I thought I was going to get stuck on Nehemiah for days, trying to say anything intelligent about this strange little book, and then in a wonderful display of serendipity, yesterday I opened up some marking, and one of the students had submitted a review of Chuck Swindoll’s Hand Me Another Brick. It’s a book about Nehemiah’s leadership, and how Nehemiah was an effective leader who motivated himself and others.
Well, that’s one perspective. And I have to concede, Nehemiah got the wall built, quickly. So from that perspective, yes, he was effective. (Although in 6:15-16, he hints that the effectiveness was from God’s supernatural grace, not his own leadership quality.)

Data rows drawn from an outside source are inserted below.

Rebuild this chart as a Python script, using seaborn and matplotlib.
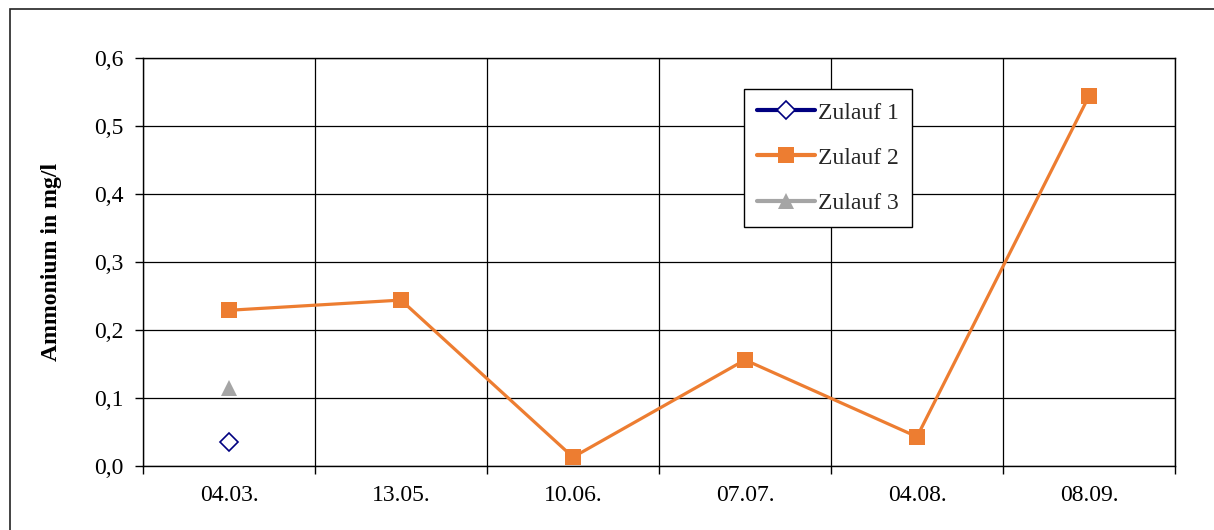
import matplotlib
matplotlib.use("Agg")
import matplotlib.pyplot as plt
from matplotlib.lines import Line2D
from matplotlib.patches import Rectangle
from matplotlib.ticker import FuncFormatter, FixedLocator
import seaborn as sns
import pandas as pd
import numpy as np

dates = ["04.03.", "13.05.", "10.06.", "07.07.", "04.08.", "08.09."]
zulauf1 = [0.035, None, None, None, None, None]
zulauf2 = [0.229, 0.244, 0.013, 0.156, 0.043, 0.544]
zulauf3 = [0.114, None, None, None, None, None]
series_names = ["Zulauf 1", "Zulauf 2", "Zulauf 3"]
y_ticks = [0.0, 0.1, 0.2, 0.3, 0.4, 0.5, 0.6]

sns.set_theme(style="white")
plt.rcParams["font.family"] = ["Liberation Serif", "DejaVu Serif"]

rows = []
for name, vals in zip(series_names, [zulauf1, zulauf2, zulauf3]):
    for i, v in enumerate(vals):
        if v is not None:
            rows.append({"pos": i, "value": v, "series": name})
df = pd.DataFrame(rows)

FS = 17

fig = plt.figure(figsize=(12.14, 5.30), dpi=100)
ax = fig.add_axes([143 / 1214, 1 - 466 / 530, (1175 - 143) / 1214, (466 - 58) / 530])

styles = {
    "Zulauf 1": dict(color="#000080", marker="D", ms=9, mfc="white", mec="#000080", mew=1.2, lw=3),
    "Zulauf 2": dict(color="#ED7D31", marker="s", ms=11, mfc="#ED7D31", mec="#ED7D31", mew=0, lw=2.4),
    "Zulauf 3": dict(color="#A5A5A5", marker="^", ms=12, mfc="#A5A5A5", mec="#A5A5A5", mew=0, lw=3),
}

for name in series_names:
    st = styles[name]
    sub = df[df["series"] == name]
    sns.lineplot(data=sub, x="pos", y="value", ax=ax, color=st["color"],
                 marker=st["marker"], markersize=st["ms"], markerfacecolor=st["mfc"],
                 markeredgecolor=st["mec"], markeredgewidth=st["mew"],
                 linewidth=2.3, legend=False, zorder=3)

ax.set_xlim(-0.5, len(dates) - 0.5)
ax.set_ylim(0, 0.6)
ax.set_xticks(range(len(dates)))
ax.set_xticklabels(dates)
ax.xaxis.set_minor_locator(FixedLocator(np.arange(-0.5, len(dates), 1.0)))
ax.set_yticks(y_ticks)
ax.yaxis.set_major_formatter(FuncFormatter(lambda v, p: f"{v:.1f}".replace(".", ",")))
ax.tick_params(axis="x", which="major", length=0, pad=14, labelsize=FS, colors="black")
ax.tick_params(axis="x", which="minor", length=6, width=1, direction="out", color="black", bottom=True)
ax.tick_params(axis="y", which="major", length=6, width=1, direction="out", left=True, pad=8,
               labelsize=FS, colors="black", color="black")
ax.grid(False)
ax.grid(True, axis="y", which="major", color="black", linewidth=0.9)
ax.grid(True, axis="x", which="minor", color="black", linewidth=0.9)
for s in ax.spines.values():
    s.set_color("black")
    s.set_linewidth(1.0)
ax.set_xlabel("")
ax.set_ylabel("Ammonium in mg/l", fontsize=FS, fontweight="bold", color="black")
ax.yaxis.set_label_coords((62 - 143) / 1032, 0.5)

handles = []
for name in series_names:
    st = styles[name]
    handles.append(Line2D([0], [0], color=st["color"], lw=3, marker=st["marker"],
                          markersize=st["ms"], markerfacecolor=st["mfc"],
                          markeredgecolor=st["mec"], markeredgewidth=st["mew"]))
leg = ax.legend(handles, series_names, loc="upper left",
                bbox_to_anchor=((744 - 143) / 1032, (466 - 89) / 408),
                borderaxespad=0, frameon=True, fancybox=False, fontsize=FS,
                handlelength=2.45, handletextpad=0.12, labelspacing=1.0,
                borderpad=0.55, framealpha=1)
leg.get_frame().set_edgecolor("black")
leg.get_frame().set_linewidth(1.0)

fig.patches.append(Rectangle((10 / 1214, -0.05), 1.1, 1 - 9 / 530 + 0.05,
                             transform=fig.transFigure, fill=False,
                             edgecolor="#222222", linewidth=1.2, zorder=0))

fig.savefig("out.png", dpi=100)
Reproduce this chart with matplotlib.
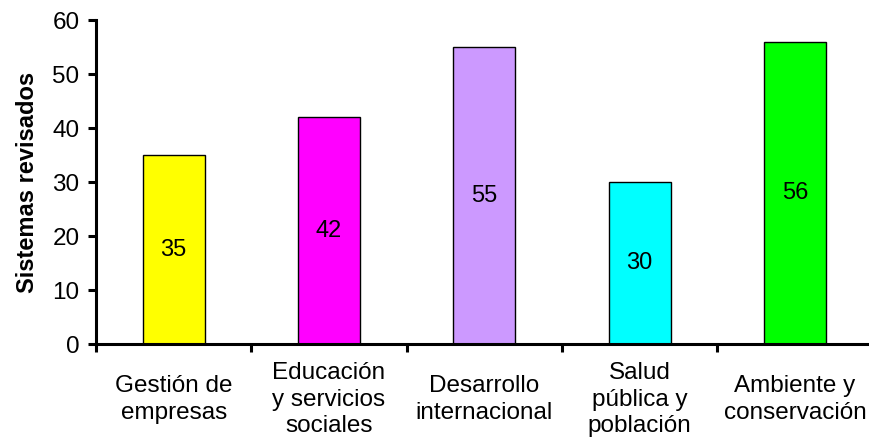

From another perspective, he was an insecure, self-justifying (“Please remember me, O God! Please remember me, O God!”) micro-manager. Why should the work come to a halt when he leaves it? Why indeed? Why not, instead, empower others, like Jesus who trusted, trained and sent out 70 disciples while he remained where he was? The work should not have to come to a halt just because the leader’s out at a meeting! I know Nehemiah is using this as an excuse to avoid a trap, but it’s a bad excuse, and if you read through the book you see that he feels the need to involve himself in every situation. As Josephus puts it:
And thus did he attentively, and with great forecast, take care of his own safety; not that he feared death, but of this persuasion, that if he were dead, the walls, for his citizens, would never be raised.
In other words, he made himself indispensible to the project. Good leadership? I suppose that’s one perspective.